As Frisell explains in a 2001 interview that was ultimately published at All About Jazz in 2011, Bill Frisell: The ECM Years:

"Soon after I got to Belgium, in 1978," said Frisell, "I get a call from Mike Gibbs, who had a tour of England with his own big band, and his regular guitarist, Philip Catherine, wasn't able to do the tour. I had played in Mike's band at school, so I knew the music, so he called me and asked me if I could do his tour. There were a lot of British musicians in the band, like [drummer] John Marshall and [trumpeter] Kenny Wheeler and [saxophonist] Charlie Mariano. Eberhard Weber was playing bass, so I was kind of thrown in with a lot of the guys I had been listening to already.

"It was just an incredible opportunity for me to be able to play with all these guys," Frisell concluded. "So, during that tour, there was a little area every night where Mike Gibbs let Eberhard and me play some free improv, and it really felt great; it felt like we were connecting—there'd be moments where it lifted off, with just two of us playing. This was in October or something, of 1978, and Eberhard had this recording coming up with Gary Burton that was going to be Fluid Rustle. Man, I couldn't believe it; I had done a couple little recordings in Belgium, but nothing that was a big recording. That was how I met [ECM label head/producer] Manfred Eicher the first time, and I think I was so terrified of the whole thing, I didn't know what I was doing. Even traveling and staying in the hotel, I didn't know what to do; I didn't even know how you checked into a hotel or anything. And I wasn't able to get much going; I was pretty inhibited during that recording."

And while it is, indeed, true that Frisell's playing is somewhat tentative on an album of largely introspective chamber jazz that also features singers Norma Winstone and Bonnie Herman, vibraphonist/marimbaist Gary Burton and, of course, Weber, using his custom-built five-string electric double bass. Still, hearing the album when it was first released, I couldn't help but feel that this guitarist, whose name was new to me, was someone well worth watching.

How right I was. That feeling was quickly justified over the course of the next few years as Frisell—playing again with Weber on his equally impressive Later That Evening (ECM, 1984), recording and touring with ECM label mate/Norwegian saxophonist Jan Garbarek (1983's Paths, Prints and 1984's Wayfarer, the subject of another Rediscovery column), and appearing on a blistering live set with yet another ECM artist, Norwegian bassist Arild Andersen (1982's Molde Concert—grew in leaps and bounds, even releasing his own solo debut for the label in 1983, In Line, and quickly becoming the idiosyncratic, instantly recognizable guitarist who has, in the ensuing years, become one of the most influential of his generation.

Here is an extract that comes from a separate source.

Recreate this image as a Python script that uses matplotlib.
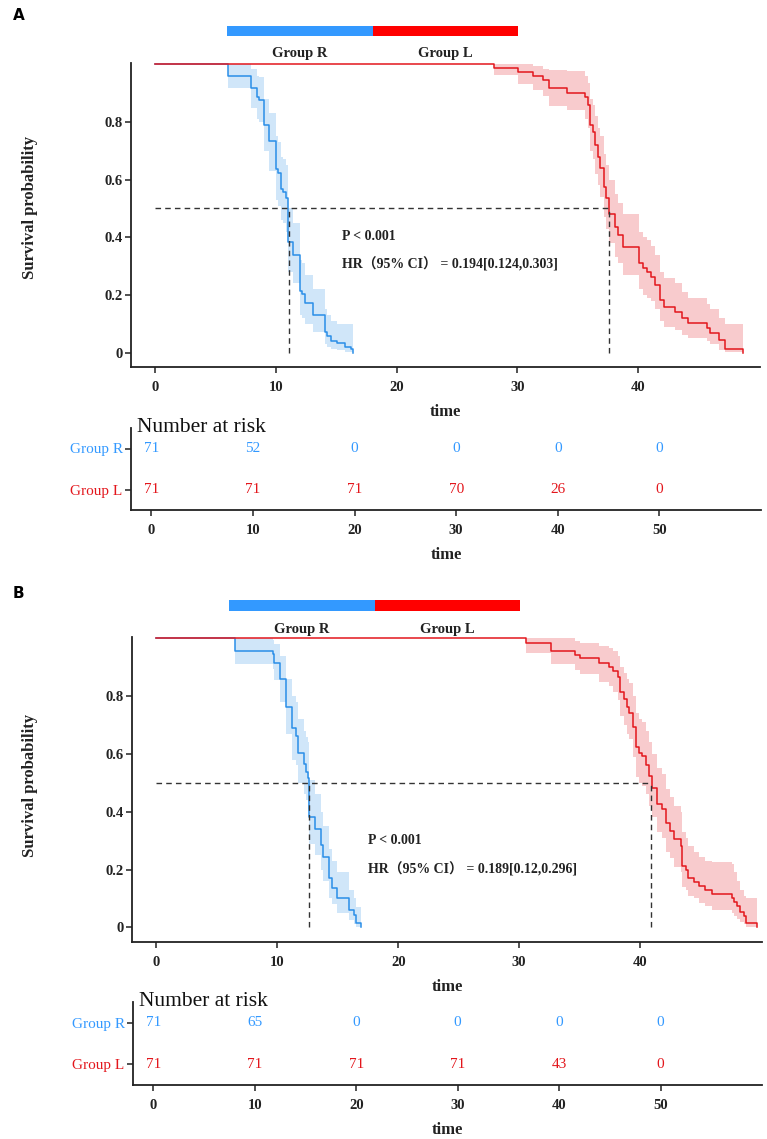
import matplotlib
matplotlib.use('Agg')
import matplotlib.pyplot as plt
from matplotlib.patches import Rectangle

plt.rcParams['font.family'] = ['Liberation Serif', 'DejaVu Serif']

W, H = 767, 1139
BAR_BLUE = '#3399ff'
BAR_RED = '#ff0000'
LINE_BLUE = '#2a8ee8'
LINE_RED = '#e3161c'
INK = '#222222'

groups = ['Group R', 'Group L']
risk_times = [0, 10, 20, 30, 40, 50]

# ---- panel A : Kaplan-Meier steps
a_r_time = [0, 6.0, 7.95, 8.47, 8.6, 9.03, 9.47, 10.0, 10.2, 10.41, 10.63, 10.82, 10.99,
            11.38, 12.0, 12.2, 12.43, 13.04, 14.03, 14.22, 14.55, 15.05, 15.74, 16.24, 16.35]
a_r_surv = [1.0, .959, .916, .885, .876, .789, .734, .637, .622, .567, .558, .535, .383,
            .339, .214, .202, .171, .131, .073, .058, .041, .032, .021, .012, 0.0]
a_r_lo = [1.0, .916, .85, .81, .80, .70, .63, .53, .51, .46, .45, .42, .28,
          .24, .13, .12, .10, .07, .03, .02, .012, .008, .004, .002, 0.0]
a_r_hi = [1.0, 1.0, .985, .96, .955, .88, .83, .75, .73, .68, .67, .65, .50,
          .45, .32, .31, .27, .22, .15, .13, .11, .10, .10, .10, 0.0]

a_l_time = [0, 28.08, 30.05, 31.26, 32.09, 32.64, 34.1, 35.62, 35.82, 36.04, 36.23, 36.45,
            36.65, 36.87, 37.14, 37.34, 37.56, 38.06, 38.33, 38.75, 40.05, 40.4, 40.73,
            41.07, 41.43, 41.78, 42.17, 43.08, 43.63, 44.1, 45.7, 45.98, 46.67, 47.17, 48.66]
a_l_surv = [1.0, .986, .972, .960, .945, .916, .901, .887, .858, .789, .764, .720,
            .679, .639, .575, .535, .480, .436, .408, .367, .310, .292, .279,
            .263, .234, .183, .160, .142, .119, .102, .085, .067, .044, .013, 0.0]
a_l_lo = [1.0, .963, .93, .91, .89, .855, .84, .81, .78, .70, .67, .62,
          .58, .54, .47, .43, .38, .33, .31, .27, .22, .20, .19,
          .18, .15, .11, .09, .08, .06, .05, .04, .03, .01, .002, 0.0]
a_l_hi = [1.0, 1.0, 1.0, .995, .985, .98, .975, .96, .935, .88, .86, .82,
          .78, .75, .69, .65, .60, .55, .52, .48, .42, .40, .39,
          .37, .34, .28, .26, .24, .21, .19, .17, .15, .12, .10, 0.0]

a_medians = [11.05, 37.56]
a_risk_r = [71, 52, 0, 0, 0, 0]
a_risk_l = [71, 71, 71, 70, 26, 0]
a_p_text = 'P < 0.001'
a_hr_text = 'HR（95% CI） = 0.194[0.124,0.303]'

# ---- panel B
b_r_time = [0, 6.49, 9.6, 9.74, 10.2, 10.68, 11.23, 11.53, 11.72, 12.22, 12.41, 12.5,
            12.62, 13.15, 13.59, 13.78, 14.25, 14.52, 14.94, 15.91, 16.35, 16.54, 16.96]
b_r_surv = [1.0, .957, .946, .916, .860, .761, .688, .662, .604, .564, .539, .515,
            .383, .339, .285, .242, .170, .135, .100, .060, .042, .014, 0.0]
b_r_lo = [1.0, .91, .895, .855, .78, .67, .58, .56, .50, .46, .44, .41,
          .29, .25, .20, .16, .10, .08, .05, .025, .012, .002, 0.0]
b_r_hi = [1.0, 1.0, .995, .98, .94, .86, .80, .78, .72, .68, .66, .64,
          .51, .46, .40, .35, .27, .23, .19, .13, .10, .07, 0.0]

b_l_time = [0, 30.6, 32.66, 34.64, 35.08, 36.6, 37.42, 37.8, 38.17, 38.39, 38.66, 38.91,
            39.13, 39.41, 39.68, 39.9, 40.18, 40.51, 40.73, 41.0, 41.42, 41.83, 42.16,
            42.52, 42.85, 43.4, 43.48, 43.82, 44.0, 44.45, 44.92, 45.42, 45.94, 47.62,
            47.81, 48.03, 48.28, 48.64, 48.78, 49.66]
b_l_surv = [1.0, .983, .957, .942, .931, .916, .902, .888, .865, .815, .789, .761,
            .743, .692, .623, .604, .593, .562, .524, .481, .427, .408, .360,
            .333, .304, .281, .212, .198, .170, .158, .143, .129, .114, .100,
            .089, .074, .054, .039, .014, 0.0]
b_l_lo = [1.0, .95, .91, .89, .875, .85, .835, .815, .785, .73, .70, .67,
          .65, .59, .52, .50, .49, .46, .42, .38, .33, .31, .26,
          .24, .21, .19, .14, .13, .11, .10, .085, .075, .06, .05,
          .04, .03, .02, .01, .002, 0.0]
b_l_hi = [1.0, 1.0, 1.0, .99, .985, .975, .965, .955, .94, .90, .88, .86,
          .845, .80, .74, .72, .71, .68, .64, .60, .55, .53, .48,
          .45, .42, .40, .33, .31, .28, .26, .245, .23, .225, .22,
          .19, .16, .13, .11, .10, 0.0]

b_medians = [12.6, 40.9]
b_risk_r = [71, 65, 0, 0, 0, 0]
b_risk_l = [71, 71, 71, 71, 43, 0]
b_p_text = 'P < 0.001'
b_hr_text = 'HR（95% CI） = 0.189[0.12,0.296]'


def px_axes(fig, l, t, r, b):
    return fig.add_axes([l / W, 1 - b / H, (r - l) / W, (b - t) / H])


def ftext(fig, x, y, s, **kw):
    return fig.text(x / W, 1 - y / H, s, **kw)


def style_axes(ax):
    for s in ['top', 'right']:
        ax.spines[s].set_visible(False)
    for s in ['left', 'bottom']:
        ax.spines[s].set_linewidth(1.3)
        ax.spines[s].set_color(INK)
    ax.tick_params(length=4, width=1.1, color=INK, labelcolor=INK, labelsize=10.5)


def draw_panel(fig, g, curves, medians, risk_r, risk_l, p_text, hr_text):

    # legend bar above the plot
    fig.add_artist(Rectangle((g['bar_x'][0] / W, 1 - g['bar_y'][1] / H),
                             (g['bar_x'][1] - g['bar_x'][0]) / W,
                             (g['bar_y'][1] - g['bar_y'][0]) / H,
                             transform=fig.transFigure, color=BAR_BLUE, lw=0))
    fig.add_artist(Rectangle((g['bar_x'][1] / W, 1 - g['bar_y'][1] / H),
                             (g['bar_x'][2] - g['bar_x'][1]) / W,
                             (g['bar_y'][1] - g['bar_y'][0]) / H,
                             transform=fig.transFigure, color=BAR_RED, lw=0))
    for i, name in enumerate(groups):
        ftext(fig, g['leg_x'][i], g['leg_y'], name, ha='center', va='center',
              fontsize=10.5, fontweight='bold', color=INK)

    ftext(fig, 13, g['letter_y'], g['letter'], ha='left', va='center',
          fontsize=11, fontweight='bold', family='DejaVu Sans')

    # survival plot
    ax = px_axes(fig, *g['km'])
    style_axes(ax)
    for (t, s, lo, hi), col in zip(curves, [LINE_BLUE, LINE_RED]):
        ax.fill_between(t, lo, hi, step='post', color=col, alpha=0.22, lw=0)
    for (t, s, lo, hi), col in zip(curves, [LINE_BLUE, LINE_RED]):
        ax.step(t, s, where='post', color=col, lw=1.1, clip_on=False)

    ax.plot([0, medians[1]], [0.5, 0.5], ls=(0, (4, 3)), color='#333333', lw=1)
    for m in medians:
        ax.plot([m, m], [0, 0.5], ls=(0, (4, 3)), color='#333333', lw=1)

    ax.set_xlim(g['km_xlim'])
    ax.set_ylim(-0.05, 1.005)
    ax.set_xticks([0, 10, 20, 30, 40])
    ax.set_yticks([0, 0.2, 0.4, 0.6, 0.8])
    ax.set_yticklabels(['0', '0.2', '0.4', '0.6', '0.8'])
    ax.tick_params(axis='x', pad=6)
    ax.tick_params(axis='y', pad=2)
    for lab in ax.get_xticklabels() + ax.get_yticklabels():
        lab.set_fontweight('bold')

    ftext(fig, g['ann'][0], g['ann'][1], p_text, ha='left', va='center',
          fontsize=10, fontweight='bold', color=INK)
    ftext(fig, g['ann'][0], g['ann'][2], hr_text, ha='left', va='center',
          fontsize=10, fontweight='bold', color=INK,
          family=['Liberation Serif', 'Noto Sans CJK SC'])

    ftext(fig, 30, g['ylab_y'], 'Survival probability', rotation=90,
          ha='center', va='center', fontsize=12, fontweight='bold', color=INK)
    ftext(fig, (g['km'][0] + g['km'][2]) / 2, g['time_y'][0], 'time',
          ha='center', va='center', fontsize=12, fontweight='bold', color=INK)

    # risk table
    rt = px_axes(fig, *g['risk'])
    style_axes(rt)
    rt.set_xlim(-2, 60)
    rt.set_ylim(-0.5, 1.5)
    rt.set_xticks(risk_times)
    rt.set_yticks([1, 0])
    rt.set_yticklabels(groups, fontsize=11)
    rt.tick_params(axis='x', pad=6)
    rt.tick_params(axis='y', pad=2)
    for lab in rt.get_xticklabels():
        lab.set_fontweight('bold')
    for lab, col in zip(rt.get_yticklabels(), [BAR_BLUE, LINE_RED]):
        lab.set_color(col)
    for x, n in zip(risk_times, risk_r):
        rt.text(x, 1, str(n), ha='center', va='center', fontsize=11, color=BAR_BLUE)
    for x, n in zip(risk_times, risk_l):
        rt.text(x, 0, str(n), ha='center', va='center', fontsize=11, color=LINE_RED)
    rt.text(0.01, 1.0, 'Number at risk', transform=rt.transAxes, ha='left',
            va='center', fontsize=15.5, color='#111111')
    ftext(fig, (g['risk'][0] + g['risk'][2]) / 2, g['time_y'][1], 'time',
          ha='center', va='center', fontsize=12, fontweight='bold', color=INK)


geo_a = {'letter': 'A', 'letter_y': 15,
         'bar_x': [227, 373, 518], 'bar_y': [26, 36],
         'leg_x': [300, 445], 'leg_y': 53,
         'km': (131, 62.8, 760, 367.1), 'km_xlim': (-2, 50.1),
         'risk': (131, 428, 761, 510),
         'ann': (342, 236, 264), 'ylab_y': 207, 'time_y': (412, 555)}

geo_b = {'letter': 'B', 'letter_y': 593,
         'bar_x': [229, 375, 520], 'bar_y': [600, 611],
         'leg_x': [302, 447], 'leg_y': 629,
         'km': (132.3, 636.9, 762, 941.75), 'km_xlim': (-2, 50.1),
         'risk': (133, 1002, 762, 1085),
         'ann': (368, 841, 869), 'ylab_y': 785, 'time_y': (987, 1130)}

fig = plt.figure(figsize=(W / 100, H / 100), dpi=100)

draw_panel(fig, geo_a,
           [(a_r_time, a_r_surv, a_r_lo, a_r_hi), (a_l_time, a_l_surv, a_l_lo, a_l_hi)],
           a_medians, a_risk_r, a_risk_l, a_p_text, a_hr_text)
draw_panel(fig, geo_b,
           [(b_r_time, b_r_surv, b_r_lo, b_r_hi), (b_l_time, b_l_surv, b_l_lo, b_l_hi)],
           b_medians, b_risk_r, b_risk_l, b_p_text, b_hr_text)

fig.savefig('out.png', dpi=100)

But at the time of Fluid Rustle, Frisell had yet to gain the confidence he needed to truly stand out. Still, his solo in the buoyant middle section of the title track was more than enough to suggest a new guitar hero in the making. With a dark, brooding introduction,"Fluid Rustle" also features a characteristically perfect solo from Burton, whose playing throughout the album is a revelation. Outside of his duo with pianist Chick Corea—whose ECM recordings are documented on the label's 2009 Old & New Masters Edition box set, Crystal Silence: The ECM Years 1972- 1979—Burton was, at the time, rarely heard outside of contexts with a conventional bass/drums rhythm section, making Fluid Rustle an anomaly in the vibraphonist's discography as well.

Weber had, by this time, already experimented with contexts beyond the norm—though it would be misleading to suggest any of his recordings, including his own Old & New Masters Edition box, Colours (2010), which collected the bassist's three recordings featuring his popular Colours quartet—were anything resembling conventional. Still, Weber's The Following Morning (ECM, 1976), which featured the bassist alongside Colours keyboardist Rainer Bruninghaus on a series of original compositions written for bass, piano, cello, French horn and oboe (the latter three instruments performed by members of the Oslo Philharmonic Orchestra), was a clear indicator of the bassist's desire to work in a variety of contexts.